» Task instructions: Starting with the first line below, extract each line through the one that contains "(topend) at (579.5,0);", inclusive, excluding pictures.

» Provided data:
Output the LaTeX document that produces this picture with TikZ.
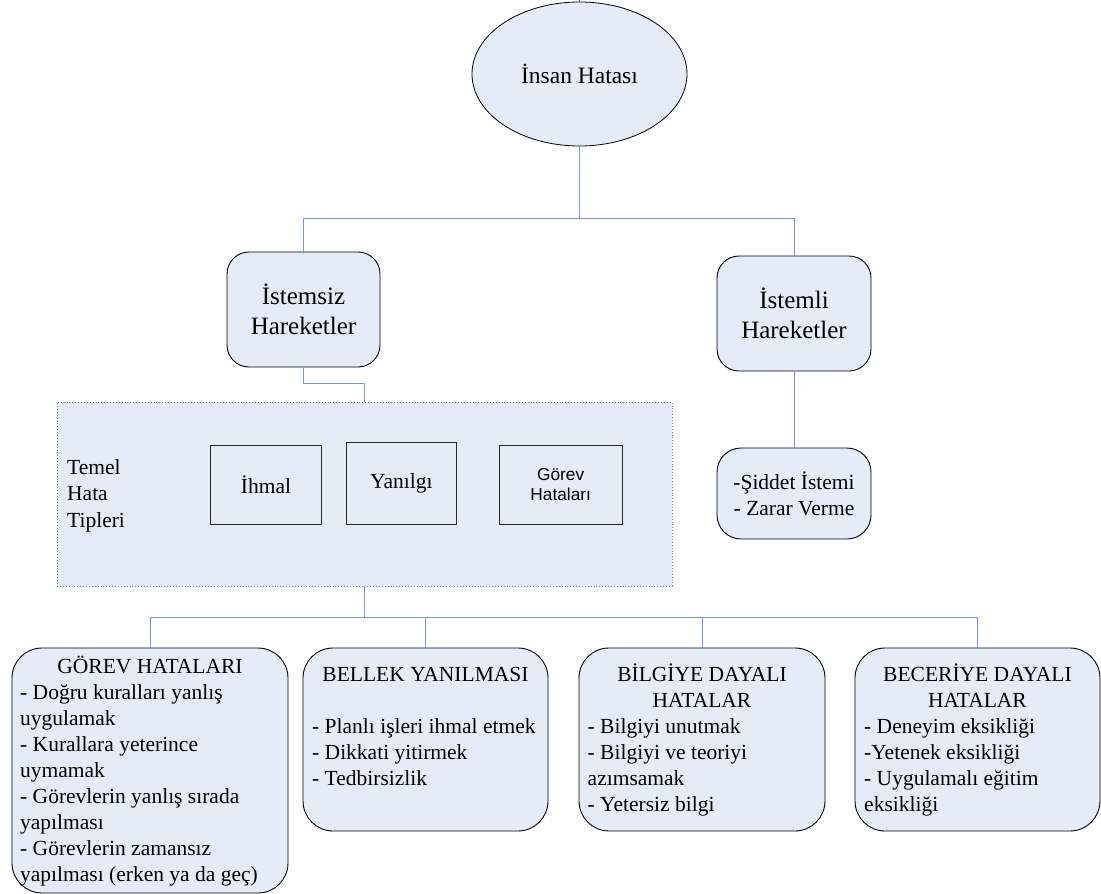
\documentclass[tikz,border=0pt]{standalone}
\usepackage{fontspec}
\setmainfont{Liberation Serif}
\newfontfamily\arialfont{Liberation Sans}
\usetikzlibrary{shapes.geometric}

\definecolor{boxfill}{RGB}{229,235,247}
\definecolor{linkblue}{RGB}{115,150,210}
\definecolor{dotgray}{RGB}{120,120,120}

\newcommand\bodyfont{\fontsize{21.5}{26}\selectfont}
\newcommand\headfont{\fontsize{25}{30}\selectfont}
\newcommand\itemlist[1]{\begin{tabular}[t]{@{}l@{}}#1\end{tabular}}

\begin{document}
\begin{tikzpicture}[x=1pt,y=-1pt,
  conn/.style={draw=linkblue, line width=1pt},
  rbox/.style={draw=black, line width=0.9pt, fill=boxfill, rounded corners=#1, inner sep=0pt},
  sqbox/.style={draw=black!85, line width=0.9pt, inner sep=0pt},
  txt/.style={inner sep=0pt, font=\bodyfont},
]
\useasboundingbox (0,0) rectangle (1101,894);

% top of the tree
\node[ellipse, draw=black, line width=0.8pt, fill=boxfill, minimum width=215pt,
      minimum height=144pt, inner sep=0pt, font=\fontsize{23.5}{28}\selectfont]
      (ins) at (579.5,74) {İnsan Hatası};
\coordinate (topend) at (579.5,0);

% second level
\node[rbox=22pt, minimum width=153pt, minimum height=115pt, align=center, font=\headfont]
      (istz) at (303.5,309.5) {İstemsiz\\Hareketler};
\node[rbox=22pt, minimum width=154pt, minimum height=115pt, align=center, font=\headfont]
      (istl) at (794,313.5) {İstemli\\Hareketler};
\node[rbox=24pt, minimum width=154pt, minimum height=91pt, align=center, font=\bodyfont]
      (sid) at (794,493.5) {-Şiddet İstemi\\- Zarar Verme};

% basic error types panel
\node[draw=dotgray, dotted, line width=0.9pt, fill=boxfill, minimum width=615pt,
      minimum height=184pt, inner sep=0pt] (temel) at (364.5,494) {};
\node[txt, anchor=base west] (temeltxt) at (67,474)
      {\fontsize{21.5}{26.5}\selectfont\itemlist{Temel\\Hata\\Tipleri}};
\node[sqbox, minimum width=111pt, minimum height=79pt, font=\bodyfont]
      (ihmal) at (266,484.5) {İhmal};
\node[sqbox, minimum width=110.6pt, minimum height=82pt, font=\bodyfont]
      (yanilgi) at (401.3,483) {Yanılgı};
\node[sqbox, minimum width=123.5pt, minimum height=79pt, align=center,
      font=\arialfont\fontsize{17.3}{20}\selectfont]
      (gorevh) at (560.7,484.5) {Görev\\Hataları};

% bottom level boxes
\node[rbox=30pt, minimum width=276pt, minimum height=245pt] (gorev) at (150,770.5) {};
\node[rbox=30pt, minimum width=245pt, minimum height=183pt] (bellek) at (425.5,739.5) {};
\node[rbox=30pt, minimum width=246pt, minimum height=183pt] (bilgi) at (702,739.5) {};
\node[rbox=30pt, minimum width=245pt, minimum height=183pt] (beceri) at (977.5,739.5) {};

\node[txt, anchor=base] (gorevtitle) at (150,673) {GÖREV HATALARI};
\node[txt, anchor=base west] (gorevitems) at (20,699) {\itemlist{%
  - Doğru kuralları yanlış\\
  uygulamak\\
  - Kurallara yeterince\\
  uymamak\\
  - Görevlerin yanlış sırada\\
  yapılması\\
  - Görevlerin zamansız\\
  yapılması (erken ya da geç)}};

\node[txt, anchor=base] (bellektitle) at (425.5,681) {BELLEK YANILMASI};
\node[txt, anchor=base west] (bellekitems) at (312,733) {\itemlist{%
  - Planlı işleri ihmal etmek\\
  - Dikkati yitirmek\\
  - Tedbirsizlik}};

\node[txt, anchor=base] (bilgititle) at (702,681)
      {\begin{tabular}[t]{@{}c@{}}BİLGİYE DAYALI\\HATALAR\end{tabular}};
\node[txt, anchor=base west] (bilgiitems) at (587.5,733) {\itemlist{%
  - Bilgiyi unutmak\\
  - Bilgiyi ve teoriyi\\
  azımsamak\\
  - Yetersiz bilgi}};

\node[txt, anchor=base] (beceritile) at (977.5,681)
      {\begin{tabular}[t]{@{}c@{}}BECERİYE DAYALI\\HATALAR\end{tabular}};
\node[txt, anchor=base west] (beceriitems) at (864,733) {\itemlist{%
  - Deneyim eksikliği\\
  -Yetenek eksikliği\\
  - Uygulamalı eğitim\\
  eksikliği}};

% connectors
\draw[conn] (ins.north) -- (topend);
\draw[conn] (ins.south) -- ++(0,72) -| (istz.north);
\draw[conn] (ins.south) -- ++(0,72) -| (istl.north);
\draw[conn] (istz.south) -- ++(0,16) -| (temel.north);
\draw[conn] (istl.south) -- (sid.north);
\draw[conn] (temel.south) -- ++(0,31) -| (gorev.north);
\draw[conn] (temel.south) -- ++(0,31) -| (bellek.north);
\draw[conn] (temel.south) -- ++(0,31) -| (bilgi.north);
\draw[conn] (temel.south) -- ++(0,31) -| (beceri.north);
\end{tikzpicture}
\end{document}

» Written solution:
Output the LaTeX document that produces this picture with TikZ.
\documentclass[tikz,border=0pt]{standalone}
\usepackage{fontspec}
\setmainfont{Liberation Serif}
\newfontfamily\arialfont{Liberation Sans}
\usetikzlibrary{shapes.geometric}

\definecolor{boxfill}{RGB}{229,235,247}
\definecolor{linkblue}{RGB}{115,150,210}
\definecolor{dotgray}{RGB}{120,120,120}

\newcommand\bodyfont{\fontsize{21.5}{26}\selectfont}
\newcommand\headfont{\fontsize{25}{30}\selectfont}
\newcommand\itemlist[1]{\begin{tabular}[t]{@{}l@{}}#1\end{tabular}}

\begin{document}
\begin{tikzpicture}[x=1pt,y=-1pt,
  conn/.style={draw=linkblue, line width=1pt},
  rbox/.style={draw=black, line width=0.9pt, fill=boxfill, rounded corners=#1, inner sep=0pt},
  sqbox/.style={draw=black!85, line width=0.9pt, inner sep=0pt},
  txt/.style={inner sep=0pt, font=\bodyfont},
]
\useasboundingbox (0,0) rectangle (1101,894);

% top of the tree
\node[ellipse, draw=black, line width=0.8pt, fill=boxfill, minimum width=215pt,
      minimum height=144pt, inner sep=0pt, font=\fontsize{23.5}{28}\selectfont]
      (ins) at (579.5,74) {İnsan Hatası};
\coordinate (topend) at (579.5,0);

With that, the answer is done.